I was excited mostly because I saw this as a chance to come back to these people who previously knew me as downtrodden and in desperate need and show them that I'd managed to make it on my own. Part of it was selfish as I wanted to show them I was self-sufficient and doing great but part of it was also me wanting to show them that their help hadn't been given in vain, that I hadn't returned to New Orleans dejected.

My plan would've been carried out in great detail if, the day before the audition, my part-time boring job hadn't called me to tell me that I was fired. I won't go into the details of it mostly because I'm annoyed and don't care, but basically the circumstances are incredibly unfair and I have little but contempt and shock for the owner of the restaurant.

Be that as it may, I'm determined to go forward. I'm doing a pretty good job so far at being optimistic and happy, but that's mostly because I'm very likely going to make more on unemployment than I did actually working there.
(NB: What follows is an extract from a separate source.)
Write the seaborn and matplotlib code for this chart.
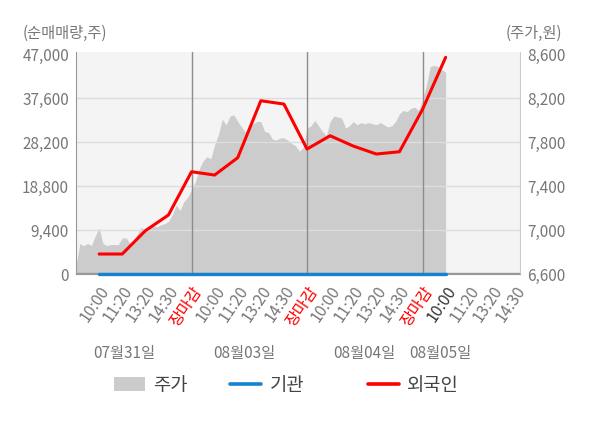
import numpy as np
import pandas as pd
import seaborn as sns
import matplotlib.pyplot as plt
import matplotlib.transforms as mtransforms
from matplotlib.lines import Line2D
from matplotlib.patches import Patch

# x 눈금 라벨 (세션 인덱스 1..19)
tick_labels = ['10:00', '11:20', '13:20', '14:30', '장마감',
               '10:00', '11:20', '13:20', '14:30', '장마감',
               '10:00', '11:20', '13:20', '14:30', '장마감',
               '10:00', '11:20', '13:20', '14:30']
day_labels = ['07월31일', '08월03일', '08월04일', '08월05일']
day_label_pos = [2.1, 7.3, 12.5, 15.75]

# 외국인 / 기관 누적 순매매량 (주)
flow_idx = list(range(1, 17))
foreign = [4320, 4320, 9300, 12660, 21920, 21220, 24920, 37110,
           36400, 26780, 29620, 27420, 25710, 26200, 35270, 46390]
institution = [0] * 16

# 주가 (원), 1/6 세션 간격
price = [6680, 6880, 6860, 6880, 6860, 6950, 7020, 6880, 6860, 6870,
         6870, 6870, 6930, 6930, 6880, 6910, 6970, 7030, 6990, 7020,
         7040, 7030, 7050, 7060, 7080, 7140, 7230, 7180, 7260, 7300,
         7370, 7440, 7560, 7630, 7670, 7650, 7780, 7870, 8010, 7960,
         8040, 8050, 7990, 7940, 7890, 7930, 7970, 7990, 7990, 7900,
         7890, 7830, 7820, 7840, 7840, 7820, 7790, 7770, 7720, 7750,
         7930, 7950, 8000, 7950, 7900, 7860, 7990, 8040, 8030, 8020,
         7930, 7950, 7990, 7960, 7980, 7970, 7980, 7970, 7960, 7980,
         7960, 7940, 7950, 7990, 8060, 8090, 8080, 8110, 8120, 8090,
         8190, 8320, 8490, 8500, 8490, 8460, 8440]
price_idx = np.arange(len(price)) / 6

left_ticks = [0, 9400, 18800, 28200, 37600, 47000]
right_ticks = [6600, 7000, 7400, 7800, 8200, 8600]

sns.set_style('white')
plt.rcParams['font.family'] = ['Noto Sans CJK KR', 'DejaVu Sans']

fig = plt.figure(figsize=(6, 4.28), dpi=100)
ax = fig.add_axes([0.1267, 0.3593, 0.74, 0.5199])
ax2 = ax.twinx()

# 주가 영역 (오른쪽 축)
ax2.fill_between(price_idx, price, 6600, color='#cccccc', lw=0, zorder=1)
ax2.set_ylim(6600, 8625)
ax2.set_yticks(right_ticks)
ax2.set_yticklabels([f'{v:,}' for v in right_ticks])

# 순매매량 (왼쪽 축) - 선은 주가 위에 그림
ax.set_zorder(ax2.get_zorder() + 1)
ax.patch.set_visible(False)
ax2.patch.set_visible(True)
ax2.patch.set_facecolor('#f4f4f4')

for v in left_ticks[1:-1]:
    ax2.axhline(6600 + v / 47000 * 2000, color='#dddddd', lw=1, zorder=2)
ax2.axhline(6600 + 300 / 47000 * 2000, color='#999999', lw=1, zorder=2)
for d in [5, 10, 15]:
    ax2.axvline(d, color='#8c8c8c', lw=1, zorder=2.1)

df = pd.DataFrame({'idx': flow_idx, '외국인': foreign, '기관': institution})
sns.lineplot(data=df, x='idx', y='기관', ax=ax, color='#1582d2', lw=2.4,
             clip_on=False)
sns.lineplot(data=df, x='idx', y='외국인', ax=ax, color='#ff0000', lw=2.2)

ax.set_xlim(0, 19.22)
ax.set_ylim(0, 47600)
ax.set_yticks(left_ticks)
ax.set_yticklabels([f'{v:,}' for v in left_ticks])
ax.set_xlabel('')
ax.set_ylabel('')

ax.set_xticks(range(1, 20))
ax.set_xticklabels(tick_labels, rotation=56, ha='right', va='top',
                   rotation_mode='anchor', fontsize=11.5)
shift = mtransforms.ScaledTranslation(-2 / 100, 0, fig.dpi_scale_trans)
for i, t in enumerate(ax.get_xticklabels()):
    t.set_transform(t.get_transform() + shift)
    if tick_labels[i] == '장마감':
        t.set_color('#ff0000')
    elif i == 15:
        t.set_color('#333333')
    else:
        t.set_color('#777777')

ax.tick_params(axis='x', length=0, pad=6.5)
ax.tick_params(axis='y', length=0, pad=5, labelsize=11, labelcolor='#777777')
ax2.tick_params(axis='y', length=0, pad=5, labelsize=11, labelcolor='#777777')

for a in (ax, ax2):
    for s in a.spines.values():
        s.set_visible(False)
ax2.spines['left'].set_visible(True)
ax2.spines['left'].set_color('#999999')
ax2.spines['right'].set_visible(True)
ax2.spines['right'].set_color('#cccccc')
ax2.spines['bottom'].set_visible(True)
ax2.spines['bottom'].set_color('#999999')

trans = mtransforms.blended_transform_factory(ax.transData, fig.transFigure)
for pos, lab in zip(day_label_pos, day_labels):
    ax.text(pos, 0.175, lab, transform=trans, ha='center', va='center',
            fontsize=11, color='#777777')

fig.text(0.037, 0.923, '(순매매량,주)', ha='left', va='center',
         fontsize=11, color='#777777')
fig.text(0.937, 0.923, '(주가,원)', ha='right', va='center',
         fontsize=11, color='#777777')

# 범례: 항목별 고정 위치
legend_items = [
    (Patch(facecolor='#cccccc', edgecolor='none'), '주가', 114),
    (Line2D([], [], color='#1582d2', lw=2.6), '기관', 230),
    (Line2D([], [], color='#ff0000', lw=2.6), '외국인', 368),
]
for h, lab, px in legend_items:
    fig.legend([h], [lab], loc='center left',
               bbox_to_anchor=(px / 600, 1 - 385 / 428), frameon=False,
               fontsize=13.5, handlelength=1.65, handleheight=0.85,
               handletextpad=0.45, borderpad=0, borderaxespad=0,
               labelcolor='#444444')

fig.savefig('out.png', dpi=100)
So, to the point of the first paragraph of this entry. I auditioned, I got in, the first rehearsal was Tuesday. On the long subway ride up to the church that was at once so familiar and scary, a song came on over my iPod that I hadn't listened to in forever: "Space Dog" from Tori Amos. Unrelentingly this brought me back to Slidell and a boy I once knew named Jeff Bateman, who I was quite incredibly infatuated with while Kent was in Canada. He was the first boy I actually asked out, the first one to turn me down (though this was because he'd just been dumped a few days before by someone he was dating) and over the years since I left him at 16 I've heard snatches about his whereabouts… he'd become a slut, he started doing drugs, you can assume the worst.

I haven't thought about him in forever but somehow that song brought him back, him, oddly, not Kent, because on his birthday I played "Space Dog" on the piano in the auditorium for him and embarrassed the shit out of him just like I said I would. It made me smile to think of how red his face was.

Sometimes I have missed the places I've left so violently, without an easy way back. I guess the connection between leaving Slidell the way I left it and leaving the choir the way I left it is that both times I was running away because I'd finished and decided to go forward to the next place.

But I went back to the choir and though the first rehearsal was terrifying it was also exhilarating and at the end of it, after we'd all gone across the street to the bar in our nightly ritual, someone asked me what it was like to be back after three years and I was able to say, "It was good. And I wouldn't have been able to stay in New York if it weren't for you people."

It wasn't much, especially in the face of what they did for me so generously and unquestioningly, but it was thanks. And it was weight off of my shoulders to finally stop running and turn around to say it.